Mental Health Monday: Keep Calm and Pray

To everything there is a season, right? At least that’s what the Bible says. And The Byrds. (my senior year of high school….)

But as a Christian I’ve always been taught to “pray at all times” (Luke 18:1). In the Orthodox Church, we are encouraged to pray set Morning and Evening Prayers—along with reading specified Scripture verses—whether we feel like it or not. That even “going through the motions” is better than nothing.

But yesterday I read these words by a beloved Saint of the Orthodox Church, John of Kronstadt:

“When ill or suffering pain, or when overcome by grief, man, in the beginning, cannot have burning faith or love for God, because during illness or sorrow the heart is aching, and faith and love require a healthy, calm heart: therefore we must not be too sorry if during illness or grief we are not able to pray and to love God as we should. There is a time for everything. Even for prayer, it is sometimes the wrong time.”

The wrong time for prayer? I find that somehow comforting. Especially when I’m sick. Or depressed. Maybe at those times I would do better to just be quiet and wait patiently for a time when I have a “healthy, calm heart” to pray.

Several years ago I read Mary Karr’s wonderful book, Sinners Welcome, in which she describes her struggle to pray in times of pain, of doubt, of darkness, and how poetry, rather than prayer, helps her during those times:

“In this state—what Dickinson called ‘sumptuous destitution’—prayer was a slow spin on a hot spit, but poetry could still draw me out of myself, easing my loneliness as it had since earliest kidhood. Poets were my first priests, and poetry itself my first altar…. The first source of awe for me, partly because of how it could ease my sense of isolation: it was a line thrown from seemingly glorious Others to my drear-minded self.”

Icon of the Feast of Transfiguration

What poetry often does for Karr, the music of my faith, and the icons, incense and other physical images can do for me. They can bring me out of the darkness, the slump, or just the lazy summer blues. I felt that happening last night at Great Vespers at my parish, St. John Orthodox. And so this morning I will go to the Feast of the Transfiguration at St. John, where I will hear, smell, see and touch those physical images—including the Body and Blood of Jesus—and if I let them, they can bring healing. If I leave a space for God to change me, as I wrote about in this post two years ago: “Can People Change?”

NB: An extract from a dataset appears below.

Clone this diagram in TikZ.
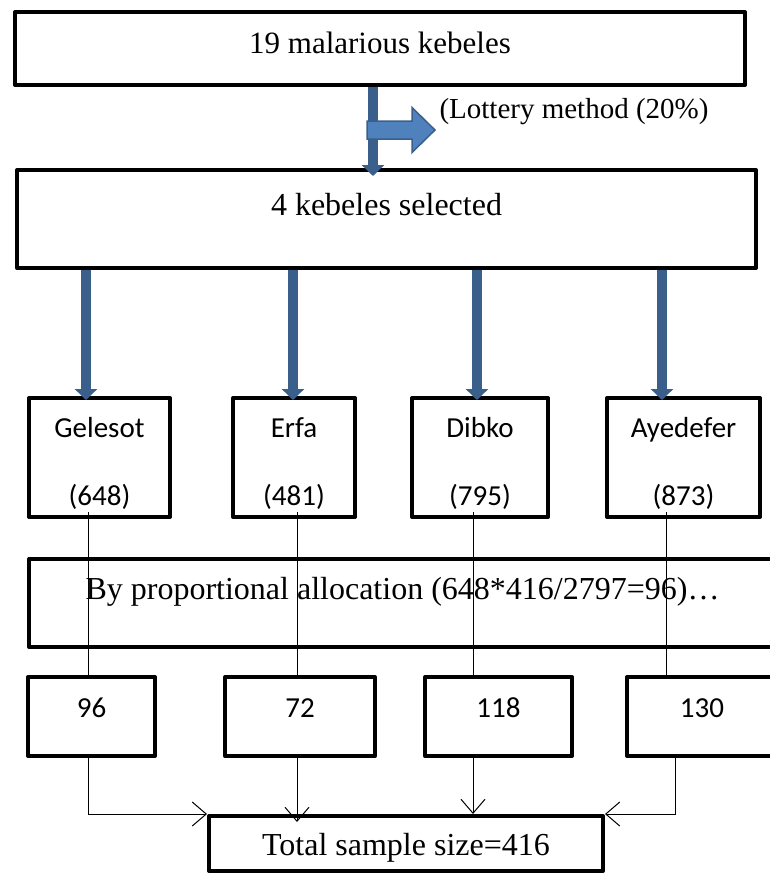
\documentclass[tikz,border=0pt]{standalone}
\usepackage{fontspec}
\setmainfont{Liberation Serif}
\newfontfamily\calibri{Carlito}
\usetikzlibrary{arrows.meta}
\definecolor{arrowblue}{HTML}{3A5F8B}
\definecolor{fillblue}{HTML}{4F81BD}

\begin{document}
\begin{tikzpicture}[x=1pt, y=-1pt]
	\tikzstyle{panel} = [draw, line width=4pt, line join=round, inner sep=0pt]
	\tikzstyle{serif} = [anchor=base, inner sep=3pt, font=\fontsize{32}{38}\selectfont]
	\tikzstyle{sans} = [anchor=base, inner sep=3pt, font=\calibri\fontsize{29}{35}\selectfont]
	\tikzstyle{bluearrow} = [arrowblue, line width=10pt, -{Triangle[length=11pt, width=22pt]}]
	\tikzstyle{thinline} = [line width=0.9pt, -{Straight Barb[length=14pt, width=24pt, line width=1pt]}]
	\clip (0,0) rectangle (770,876);
	% boxes
	\node[panel, minimum width=730, minimum height=73] (malaria) at (380,48.5) {};
	\node[panel, minimum width=739, minimum height=98] (kebeles) at (386.5,219) {};
	\node[panel, minimum width=141, minimum height=119] (gelesot) at (99.5,457.5) {};
	\node[panel, minimum width=122, minimum height=119] (erfa) at (294,457.5) {};
	\node[panel, minimum width=136, minimum height=119] (dibko) at (480,457.5) {};
	\node[panel, minimum width=153, minimum height=119] (ayedefer) at (683.5,457.5) {};
	\node[panel, minimum width=747, minimum height=88] (allocation) at (402.5,603) {};
	\node[panel, minimum width=127, minimum height=79] (n96) at (91.5,716.5) {};
	\node[panel, minimum width=150, minimum height=79] (n72) at (300,716.5) {};
	\node[panel, minimum width=147, minimum height=79] (n118) at (498.5,716.5) {};
	\node[panel, minimum width=150, minimum height=79] (n130) at (702,716.5) {};
	\node[panel, minimum width=394, minimum height=55] (total) at (406,843.5) {};
	% texts
	\node[serif, font=\fontsize{31}{37}\selectfont] (malaria-text) at ([yshift=-4.5pt]malaria.center) {19 malarious kebeles};
	\node[serif] (kebeles-text) at ([yshift=4pt]kebeles.center) {4 kebeles selected};
	\node[serif, font=\fontsize{29}{35}\selectfont] (lottery) at (574,118) {(Lottery method (20\%)};
	\node[serif] (allocation-text) at ([yshift=4pt]allocation.center) {By proportional allocation (648*416/2797=96)…};
	\node[serif] (total-text) at ([yshift=-11.5pt]total.center) {Total sample size=416};
	\foreach \k/\name/\size in {gelesot/Gelesot/648, erfa/Erfa/481, dibko/Dibko/795, ayedefer/Ayedefer/873} {
		\node[sans] (\k-name) at ([yshift=20.5pt]\k.center) {\name};
		\node[sans] (\k-size) at ([yshift=-47.5pt]\k.center) {(\size)};
	}
	\foreach \n/\val in {n96/96, n72/72, n118/118, n130/130}
		\node[sans] (\n-text) at ([yshift=-0.5pt]\n.center) {\val};
	% thin connectors
	\foreach \k/\n/\x in {gelesot/n96/88, erfa/n72/297, dibko/n118/473, ayedefer/n130/666}
		\draw[line width=0.9pt] (\x,0 |- \k-size.south) -- (\x,0 |- \n.north);
	\draw[thinline] (88,0 |- n96.south) |- (total.north west);
	\draw[thinline, shorten >=-8pt] (297,0 |- n72.south) -- (297,0 |- total.north);
	\draw[thinline] (473,0 |- n118.south) -- (473,0 |- total.north);
	\draw[thinline] (675,0 |- n130.south) |- (total.north east);
	% blue arrows
	\draw[bluearrow, shorten >=-8pt] (373,0 |- malaria.south) -- (373,0 |- kebeles.north);
	\foreach \k/\x in {gelesot/86, erfa/293, dibko/477, ayedefer/662}
		\draw[bluearrow, shorten >=-4pt] (\x,0 |- kebeles.south) -- (\x,0 |- \k.north);
	\draw[fill=fillblue, draw=arrowblue, line width=1.5pt, line join=miter]
		(367,121) -- (412,121) -- (412,107.5) -- (435,130) -- (412,152.5) -- (412,139) -- (367,139) -- cycle;
\end{tikzpicture}
\end{document}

What do you do when you feel too sick, depressed, or weary to pray? Or to participate in exercise, meditation, or other healthy activities? Do you just press through? Or do you give yourself room to rest, and wait until you feel stronger before returning to those disciplines? I’d love to hear from you….

 

4 comments


  • Susan

    For me, I have to walk through p’s to get to God….I have to remind myself that this problem, crisis, or upset is not permanent – it will pass (I must select the thick folder from memory of passing troubles and not the thin one of my singular dark cloud events); it is not pervasive- I have to pull up a few items of gratitude and know my life is abundant; and, it’s not personal-this didn’t happen because I am a bad person, God’s wrath etc.. Pema Chodron teaches to breathe in the pain and link it to every person in the world who is experiencing the same trouble. Breathe out the intention that they and myself be freed from the pain of this event. We can chose to endure linked to the community of fellow travelers in spirit. I get way down in my bog if I don’t expand my circle. Walking, exercise helps too. I can say I can’t change my circumstance, but I can face it as strong as I can be.
    Thanks for the post. I’m in my Mom’s hospital room. She had a pacemaker put in Friday. She’s not so strong physically. I wonder what her slipping away mind thinks of all this going on around her……Breathe

    August 6, 2012
    • Susan, your comments always help me. Keeping your mom in my thoughts and prayers. Thanks for reading and commenting.

      August 6, 2012
  • Dana McCain

    In moments (or seasons) when I am too broken to pray, I’ve been comforted by the knowledge that the Holy Spirit is still interceding for me…In the same way, the Spirit helps us in our weakness. We do not know what we ought to pray for, but the Spirit himself intercedes for us through wordless groans. (Romans 8:26 NIV)

    August 6, 2012
    • What a great reminder, Dana. Thanks so much.